Tusd can store files directly on AWS S3 or other compatible services, e.g. Minio. The uploaded file is directly transferred to S3 while the user is performing the upload without storing the entire file on disk first.

Configuration

To enable this backend, you must supply the corresponding access credentials and region information using environment variables and specify the bucket name using -s3-bucket, for example:

$ export AWS_ACCESS_KEY_ID=xxxxx
$ export AWS_SECRET_ACCESS_KEY=xxxxx
$ export AWS_REGION=eu-west-1
$ tusd -s3-bucket=my-test-bucket.com
[tusd] 2019/09/29 21:11:23 Using 's3://my-test-bucket.com' as S3 bucket for storage.
...

Credentials can also be loaded from a shared credentials file (~/.aws/credentials) as described in the AWS SDK for Go. You still need to declare the AWS_REGION value which isn’t conventionally associated with credentials.

Alternative endpoints

If you are using an S3-compatible service other than from AWS, you must configure the correct endpoint using -s3-endpoint. Please note that this value must start with http:// or https://, for example:

$ tusd -s3-bucket=my-test-bucket.com -s3-endpoint https://mystoreage.example.com
2024/02/20 15:33:45.474497 Using 'https://mystoreage.example.com/my-test-bucket.com' as S3 endpoint and bucket for storage.
...

Object prefix

If the bucket is also used to store files from other sources than tusd, it makes sense to use a custom prefix for all object relating to tusd. This can be achieved using the -s3-object-prefix flag. For example, the following configuration will cause the objects to be put under the uploads/ prefix in the bucket:

$ tusd -s3-bucket=my-test-bucket.com -s3-object-prefix=uploads/

AWS S3 Transfer Acceleration

If your S3 bucket has been configured for AWS S3 Transfer Acceleration and you want to make use of that service, you can direct tusd to automatically use the designated AWS acceleration endpoint for your bucket by including the optional command line flag -s3-transfer-acceleration as follows:

$ tusd -s3-bucket=my-test-bucket.com -s3-transfer-acceleration
[tusd] 2019/09/29 21:11:23 Using 's3://my-test-bucket.com' as S3 bucket for storage with AWS S3 Transfer Acceleration enabled.
...

Permissions

For full functionality of the S3 backend, the user accessing the bucket must have at least the following AWS IAM policy permissions for the bucket and all of its subresources:

s3:AbortMultipartUpload
s3:DeleteObject
s3:GetObject
s3:ListMultipartUploadParts
s3:PutObject

Storage format

Uploads on S3 are stored using multiple objects:

  • An informational object with the .info extension holds meta information about the uploads, as described in the section for all storage backends.
  • An S3 multipart upload is used to transfer the file piece-by-piece to S3 and reassemble the original file once the upload is finished. It is removed once the upload is finished.
  • A file object will contain the uploaded file. It will only be created once the entire upload is finished.
  • A temporary object with the .part extension may be created when the upload has been paused to store some temporary data which cannot be transferred to the S3 multipart upload due to its small size. Once the upload is resumed, the temporary object will be gone.

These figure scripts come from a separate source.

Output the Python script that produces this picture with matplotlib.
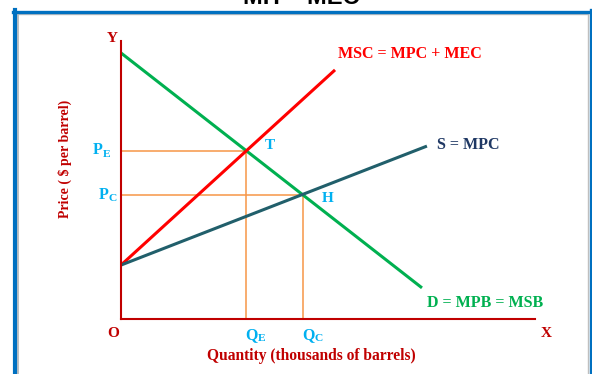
import matplotlib
matplotlib.use("Agg")
import matplotlib.pyplot as plt
from matplotlib.lines import Line2D

# ---- data (arbitrary price / quantity units) ----
demand_x = [0.0, 7.27]
demand_y = [9.57, 1.12]
msc_x = [0.0, 5.17]
msc_y = [1.94, 8.96]
mpc_x = [0.0, 7.39]
mpc_y = [1.94, 6.22]
QE, PE = 3.02, 6.04
QC, PC = 4.40, 4.46

W, H = 592, 374
fig = plt.figure(figsize=(W / 100, H / 100), dpi=100)
fig.patch.set_facecolor("white")

def fx(px):
    return px / W

def fy(py):
    return 1 - py / H

# slide frame
frame_blue = "#0070C0"
frame_gray = "#BFBFBF"
fig.add_artist(Line2D([fx(18), fx(18)], [fy(14), fy(380)], color=frame_gray, lw=1.4, transform=fig.transFigure))
fig.add_artist(Line2D([fx(18), fx(587)], [fy(13.8), fy(13.8)], color=frame_gray, lw=1.0, transform=fig.transFigure))
fig.add_artist(Line2D([fx(587.5), fx(587.5)], [fy(14), fy(380)], color=frame_gray, lw=1.0, transform=fig.transFigure))
fig.add_artist(Line2D([fx(15), fx(15)], [fy(10), fy(380)], color=frame_blue, lw=3.0, transform=fig.transFigure))
fig.add_artist(Line2D([fx(13), fx(592)], [fy(11.5), fy(11.5)], color=frame_blue, lw=2.4, transform=fig.transFigure))
fig.add_artist(Line2D([fx(590.5), fx(590.5)], [fy(10), fy(380)], color=frame_blue, lw=2.4, transform=fig.transFigure))

# partially visible slide title (cut off at the top, as in the slide screenshot)
fig.text(fx(301), fy(3.5), "MH = MEC", ha="center", va="baseline",
         fontsize=17, fontweight="bold", family="Liberation Sans", color="black")

# axes: origin at (121, 319) px, x to 535 px, y to 41 px
ax = fig.add_axes([fx(121), fy(319), (535 - 121) / W, (319 - 41) / H])
ax.set_xlim(0, 10)
ax.set_ylim(0, 10)
ax.set_facecolor("none")
for s in ["top", "right"]:
    ax.spines[s].set_visible(False)
axis_red = "#C00000"
for s in ["left", "bottom"]:
    ax.spines[s].set_color(axis_red)
    ax.spines[s].set_linewidth(1.5)
ax.set_xticks([])
ax.set_yticks([])

orange = "#F79646"
ax.plot([0, QE], [PE, PE], color=orange, lw=1.1)
ax.plot([0, QC], [PC, PC], color=orange, lw=1.1)
ax.plot([QE, QE], [0, PE], color=orange, lw=1.1)
ax.plot([QC, QC], [0, PC], color=orange, lw=1.1)

green = "#00B050"
red = "#FF0000"
teal = "#215F6B"
ax.plot(demand_x, demand_y, color=green, lw=2.2, solid_capstyle="butt")
ax.plot(msc_x, msc_y, color=red, lw=2.2, solid_capstyle="butt")
ax.plot(mpc_x, mpc_y, color=teal, lw=2.2, solid_capstyle="butt")

serif = "Liberation Serif"
cyan = "#00B0F0"

def lab(x, y, s, color, size=11, ha="left", va="center", **kw):
    return ax.text(x, y, s, color=color, fontsize=size, fontweight="bold",
                   family=serif, ha=ha, va=va, clip_on=False, **kw)

def sub_label(x, y, main, sub, color, size=11.5):
    t = ax.text(x, y, main, color=color, fontsize=size, fontweight="bold",
                family=serif, ha="left", va="baseline", clip_on=False)
    ax.annotate(sub, xy=(1, 0), xycoords=t, xytext=(0.2, 1.2), textcoords="offset points",
                color=color, fontsize=size * 0.72, fontweight="bold", family=serif,
                ha="left", va="baseline", annotation_clip=False)
    return t

# curve labels
lab(5.25, 9.52, "MSC = MPC + MEC", red, size=11.5)
lab(7.63, 6.25, "S = MPC", "#1F3864", size=11.5)
lab(7.4, 0.57, "D = MPB = MSB", green, size=11.5)

# points
lab(3.47, 6.23, "T", cyan)
lab(4.85, 4.33, "H", cyan)

# price / quantity markers
sub_label(-0.68, 5.92, "P", "E", cyan)
sub_label(-0.55, 4.32, "P", "C", cyan)
sub_label(3.00, -0.72, "Q", "E", cyan)
sub_label(4.38, -0.72, "Q", "C", cyan)

lab(-0.19, -0.52, "O", axis_red, ha="center")
lab(10.27, -0.52, "X", axis_red, ha="center")
lab(-0.22, 10.1, "Y", axis_red, ha="center")

ax.text(4.6, -1.33, "Quantity (thousands of barrels)", color=axis_red, fontsize=11.2,
        fontweight="bold", family=serif, ha="center", va="center", clip_on=False)
ax.text(-1.35, 5.75, "Price ( $ per barrel)", color=axis_red, fontsize=10,
        fontweight="bold", family=serif, ha="center", va="center", rotation=90, clip_on=False)

fig.savefig("out.png", dpi=100, facecolor="white")
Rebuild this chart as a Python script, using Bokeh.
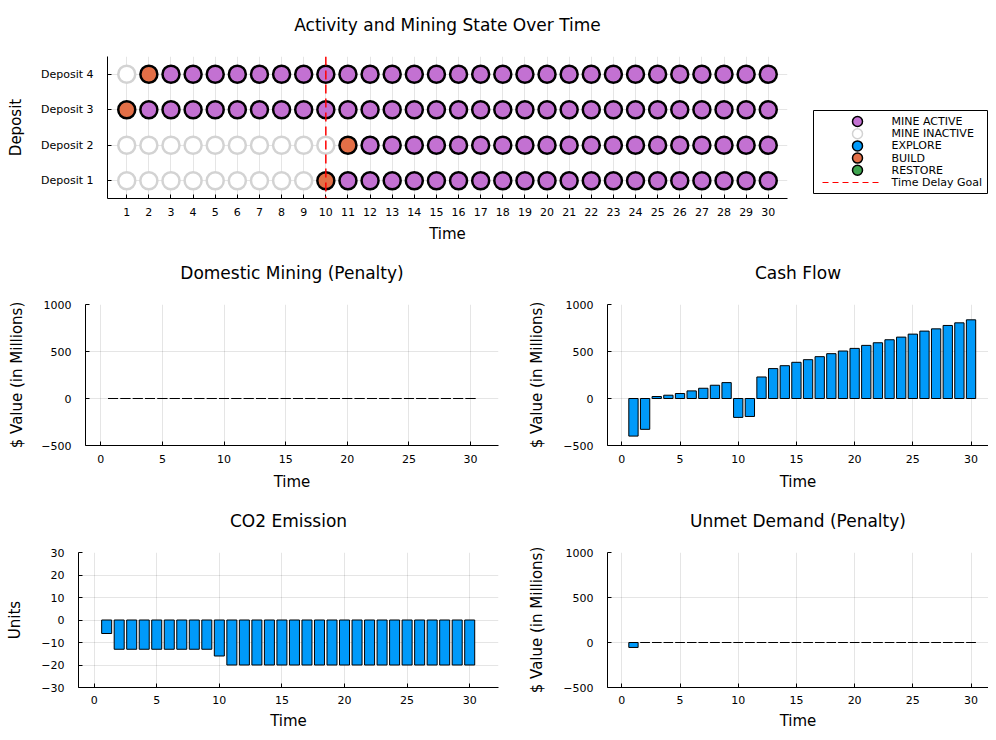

By default, the objects are stored at the root of the bucket. For example the objects for the upload ID abcdef123 will be:

  • abcdef123.info: Informational object
  • abcdef123: File object
  • abcdef123.part: Temporary object

The file object is not visible in the S3 bucket before the upload is finished because the transferred file data is stored in the associated S3 multipart upload. Once the upload is complete, the chunks from the S3 multipart are reassembled into the file, creating the file object and removing the S3 multipart upload. In addition, the S3 multipart upload is not directly visible in the S3 bucket because it does not represent a complete object. Please don’t be confused if you don’t see the changes in the bucket while the file is being uploaded.

Metadata

If metadata is associated with the upload during creation, it will be added to the file object once the upload is finished. Because the metadata on S3 objects must only contain ASCII characters, tusd will replace every non-ASCII character with a question mark. For example, “Menü” will become “Men?”.

In addition, the metadata is also stored in the informational object, which can be used to retrieve the original metadata without any characters being replaced.

Considerations

When receiving a PATCH request, parts of its body will be temporarily stored on disk before they can be transferred to S3. This is necessary to meet the minimum part size for an S3 multipart upload enforced by S3 and to allow the AWS SDK to calculate a checksum. Once the part has been uploaded to S3, the temporary file will be removed immediately. Therefore, please ensure that the server running this storage backend has enough disk space available to hold these temporary files.